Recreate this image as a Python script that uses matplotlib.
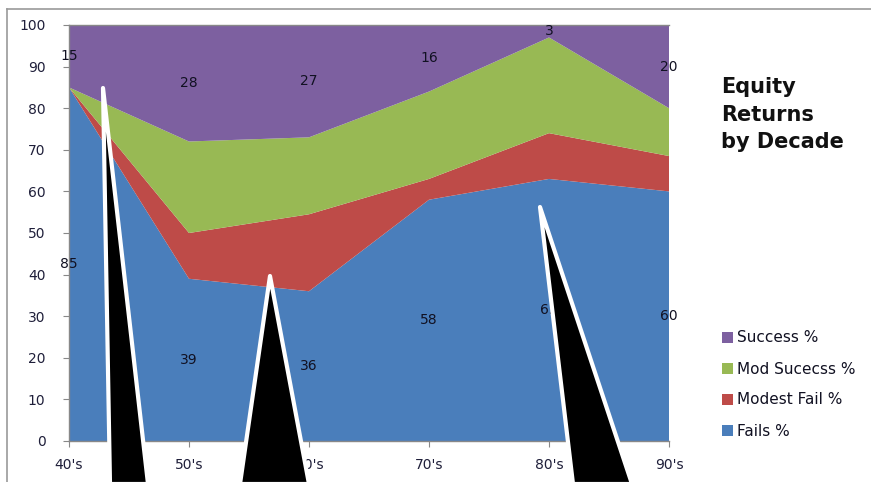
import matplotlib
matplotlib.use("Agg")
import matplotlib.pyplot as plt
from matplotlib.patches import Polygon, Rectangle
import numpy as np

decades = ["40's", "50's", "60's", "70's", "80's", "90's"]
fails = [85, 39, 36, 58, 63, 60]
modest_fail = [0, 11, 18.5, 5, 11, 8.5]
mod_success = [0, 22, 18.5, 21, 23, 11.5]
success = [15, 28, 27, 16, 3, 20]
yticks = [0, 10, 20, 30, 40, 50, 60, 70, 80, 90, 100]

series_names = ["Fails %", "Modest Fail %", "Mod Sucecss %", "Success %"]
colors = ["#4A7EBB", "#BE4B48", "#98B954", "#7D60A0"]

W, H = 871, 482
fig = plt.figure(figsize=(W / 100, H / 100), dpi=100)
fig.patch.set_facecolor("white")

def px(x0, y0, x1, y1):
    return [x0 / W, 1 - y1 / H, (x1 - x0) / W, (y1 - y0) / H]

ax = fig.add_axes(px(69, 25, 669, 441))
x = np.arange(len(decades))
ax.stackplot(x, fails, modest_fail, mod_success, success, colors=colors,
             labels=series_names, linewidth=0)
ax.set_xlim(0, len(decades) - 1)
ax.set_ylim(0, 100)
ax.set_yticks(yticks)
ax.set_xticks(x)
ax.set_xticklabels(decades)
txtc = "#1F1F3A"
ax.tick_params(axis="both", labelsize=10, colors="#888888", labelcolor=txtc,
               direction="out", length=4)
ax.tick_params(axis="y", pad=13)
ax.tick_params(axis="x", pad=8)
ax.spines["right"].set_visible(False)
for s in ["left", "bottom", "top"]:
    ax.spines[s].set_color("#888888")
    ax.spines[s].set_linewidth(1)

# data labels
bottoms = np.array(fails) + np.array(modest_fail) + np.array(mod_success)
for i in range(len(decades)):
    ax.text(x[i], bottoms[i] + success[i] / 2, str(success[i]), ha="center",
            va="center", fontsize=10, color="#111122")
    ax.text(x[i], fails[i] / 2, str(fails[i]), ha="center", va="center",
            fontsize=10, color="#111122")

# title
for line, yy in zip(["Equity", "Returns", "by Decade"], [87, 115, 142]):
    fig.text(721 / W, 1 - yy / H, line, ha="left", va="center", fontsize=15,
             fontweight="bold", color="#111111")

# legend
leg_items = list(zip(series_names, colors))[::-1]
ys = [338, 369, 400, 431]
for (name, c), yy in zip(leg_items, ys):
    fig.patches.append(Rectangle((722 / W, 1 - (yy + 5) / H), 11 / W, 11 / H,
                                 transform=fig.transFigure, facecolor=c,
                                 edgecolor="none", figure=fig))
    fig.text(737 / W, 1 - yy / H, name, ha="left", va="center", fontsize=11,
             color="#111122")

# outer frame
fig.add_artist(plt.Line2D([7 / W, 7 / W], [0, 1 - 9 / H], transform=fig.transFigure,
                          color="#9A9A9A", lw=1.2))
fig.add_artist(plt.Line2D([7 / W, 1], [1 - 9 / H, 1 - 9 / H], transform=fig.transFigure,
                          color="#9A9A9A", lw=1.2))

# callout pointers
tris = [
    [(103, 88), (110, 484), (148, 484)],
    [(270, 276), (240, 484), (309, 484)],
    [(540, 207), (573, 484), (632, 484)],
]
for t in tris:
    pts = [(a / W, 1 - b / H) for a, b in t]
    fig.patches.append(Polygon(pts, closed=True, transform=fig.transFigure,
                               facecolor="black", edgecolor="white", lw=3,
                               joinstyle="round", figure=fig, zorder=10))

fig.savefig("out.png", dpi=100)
★ ★ ★ ★ ★
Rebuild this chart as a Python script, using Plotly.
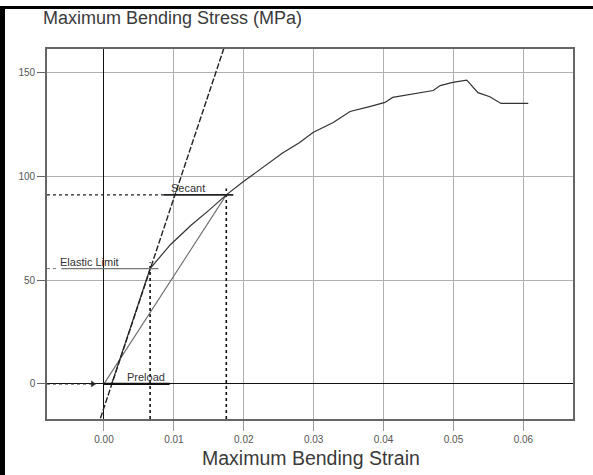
★ ★ ★ ★ ★
**Your instructions:** Leave the pictures aside and restate exactly the lines from the one containing "Recreate this image" to the one containing "return [x0 /", those two lines included.

**Response to this task:**
Recreate this image as a Python script that uses matplotlib.
import matplotlib
matplotlib.use("Agg")
import matplotlib.pyplot as plt
from matplotlib.patches import Polygon, Rectangle
import numpy as np

decades = ["40's", "50's", "60's", "70's", "80's", "90's"]
fails = [85, 39, 36, 58, 63, 60]
modest_fail = [0, 11, 18.5, 5, 11, 8.5]
mod_success = [0, 22, 18.5, 21, 23, 11.5]
success = [15, 28, 27, 16, 3, 20]
yticks = [0, 10, 20, 30, 40, 50, 60, 70, 80, 90, 100]

series_names = ["Fails %", "Modest Fail %", "Mod Sucecss %", "Success %"]
colors = ["#4A7EBB", "#BE4B48", "#98B954", "#7D60A0"]

W, H = 871, 482
fig = plt.figure(figsize=(W / 100, H / 100), dpi=100)
fig.patch.set_facecolor("white")

def px(x0, y0, x1, y1):
    return [x0 / W, 1 - y1 / H, (x1 - x0) / W, (y1 - y0) / H]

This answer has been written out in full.